1. Explain what you are doing. When I’m in the kitchen (it’s a lot!), I’ll catch Avery staring at me as I work. Instead of just carrying on in silence, I’ll explain to her exactly what I’m doing as if she’s a student anxious to jot down all of my notes. I do this for everything from the exercises I do when working out and even during diaper changes. This gives me the pseudo-conversation I sometimes miss and helps keep her engaged in daily activities.

2. Explain what they are doing. Since it would be narcissistic to only talk about yourself, describe the actions your kid is making too. This goes along with number 1 above, and will help them begin to understand their capabilities.

Yes dear, you are accurately portraying Chucky, the killer doll.
Yes dear, you are accurately portraying Chucky, the killer doll.

3. Make eye contact when speaking to your child. In doing so, your child may be more inclined to communicate. Of course, watch what you’re doing too; like changing dirty diapers!! I’ve tried looking into her eyes while explaining how I’m cleaning her bottom and next thing I knew, well, you know. #ParentingFail

4. Read to them often. Even when they can’t stand still and try to tear the pages from your hands as they scream, keep reading! Avery does this to Going Mom and I daily, but trust me, you’ll help build vocabulary skills and maybe even have them reading before others their age. Make sure to choose books with big, bright colors and fun pictures. Moby Dick is not the best book to start with. 🙂

5. Acknowledge their sounds and actions. When Avery started blowing raspberries, we made sure to return the action and let her know what she was doing. Now that’s she’s babbling a lot, we repeat (as good as we can) the string of “words” she spouts out and encourage words like “momma” and “da da”. Lately, Avery has become an expert at sticking out her tongue on queue and it makes my wife and I so proud!

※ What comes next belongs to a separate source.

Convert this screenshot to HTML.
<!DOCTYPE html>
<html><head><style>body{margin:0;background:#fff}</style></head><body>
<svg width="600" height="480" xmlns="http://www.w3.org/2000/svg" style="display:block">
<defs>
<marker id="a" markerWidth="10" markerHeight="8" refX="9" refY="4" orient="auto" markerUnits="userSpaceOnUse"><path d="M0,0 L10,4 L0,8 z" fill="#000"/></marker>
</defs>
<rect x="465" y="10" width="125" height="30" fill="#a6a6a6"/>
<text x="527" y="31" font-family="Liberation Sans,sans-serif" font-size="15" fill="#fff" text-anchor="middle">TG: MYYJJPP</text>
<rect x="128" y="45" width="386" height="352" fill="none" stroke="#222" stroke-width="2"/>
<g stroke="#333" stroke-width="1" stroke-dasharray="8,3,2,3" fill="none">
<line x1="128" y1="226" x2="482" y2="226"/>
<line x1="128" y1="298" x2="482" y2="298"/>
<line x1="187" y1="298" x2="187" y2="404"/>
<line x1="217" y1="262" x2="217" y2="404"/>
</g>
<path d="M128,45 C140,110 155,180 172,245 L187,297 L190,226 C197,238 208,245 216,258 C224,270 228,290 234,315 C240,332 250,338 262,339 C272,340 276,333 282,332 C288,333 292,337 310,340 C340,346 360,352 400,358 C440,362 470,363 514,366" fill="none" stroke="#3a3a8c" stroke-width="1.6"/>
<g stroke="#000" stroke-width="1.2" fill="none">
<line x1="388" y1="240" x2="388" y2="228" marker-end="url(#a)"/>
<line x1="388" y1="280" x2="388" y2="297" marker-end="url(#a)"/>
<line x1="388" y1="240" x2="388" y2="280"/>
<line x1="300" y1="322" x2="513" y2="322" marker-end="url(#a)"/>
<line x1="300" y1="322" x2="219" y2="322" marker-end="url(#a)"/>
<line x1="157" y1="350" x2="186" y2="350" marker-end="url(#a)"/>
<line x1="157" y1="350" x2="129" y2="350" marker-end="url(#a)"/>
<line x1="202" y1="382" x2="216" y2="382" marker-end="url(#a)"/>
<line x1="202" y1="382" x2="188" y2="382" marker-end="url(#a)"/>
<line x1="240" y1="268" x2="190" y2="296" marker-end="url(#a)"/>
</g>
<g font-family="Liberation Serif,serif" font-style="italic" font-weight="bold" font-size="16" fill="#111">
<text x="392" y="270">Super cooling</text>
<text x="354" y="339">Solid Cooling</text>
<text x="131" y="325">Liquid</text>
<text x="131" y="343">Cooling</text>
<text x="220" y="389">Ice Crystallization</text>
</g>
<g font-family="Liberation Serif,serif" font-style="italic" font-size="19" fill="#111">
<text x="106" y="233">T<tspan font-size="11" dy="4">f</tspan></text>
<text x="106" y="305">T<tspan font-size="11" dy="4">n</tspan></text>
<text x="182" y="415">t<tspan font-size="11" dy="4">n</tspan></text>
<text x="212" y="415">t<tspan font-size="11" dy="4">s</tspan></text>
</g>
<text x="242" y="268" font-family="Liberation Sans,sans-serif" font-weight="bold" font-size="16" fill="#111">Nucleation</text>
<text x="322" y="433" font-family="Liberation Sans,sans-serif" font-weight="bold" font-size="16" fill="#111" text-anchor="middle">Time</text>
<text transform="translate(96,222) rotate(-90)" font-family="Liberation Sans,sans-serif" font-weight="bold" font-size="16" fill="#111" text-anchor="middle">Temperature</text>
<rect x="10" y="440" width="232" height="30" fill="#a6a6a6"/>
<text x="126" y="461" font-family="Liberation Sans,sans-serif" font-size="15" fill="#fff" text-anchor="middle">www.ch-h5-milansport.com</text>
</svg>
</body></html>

6. Play music. You don’t have to have “The Wheels on the Bus” on repeat, play actual music, whatever you like, and it’ll be fine. This is a big one for keeping sane and having some kind of background noise at all times. Almost every day, I turn on Pandora with a mix of my favorite channels and frequently sing out loud with Avery staring at me in bewilderment. Despite the strange looks you might receive, have no doubt that your kid will pick up on words that help expand their vocabulary. For this reason, I tend to stay away from the Eminem station….

Although you can never fully escape the awkward silence when you’re an at-home parent with only one kid who’s not yet talking, these six solutions will help get you through this time and help build your child’s speech and learning skills as well.

Have you made use of any of these before?

Do you have other tips/advice to share?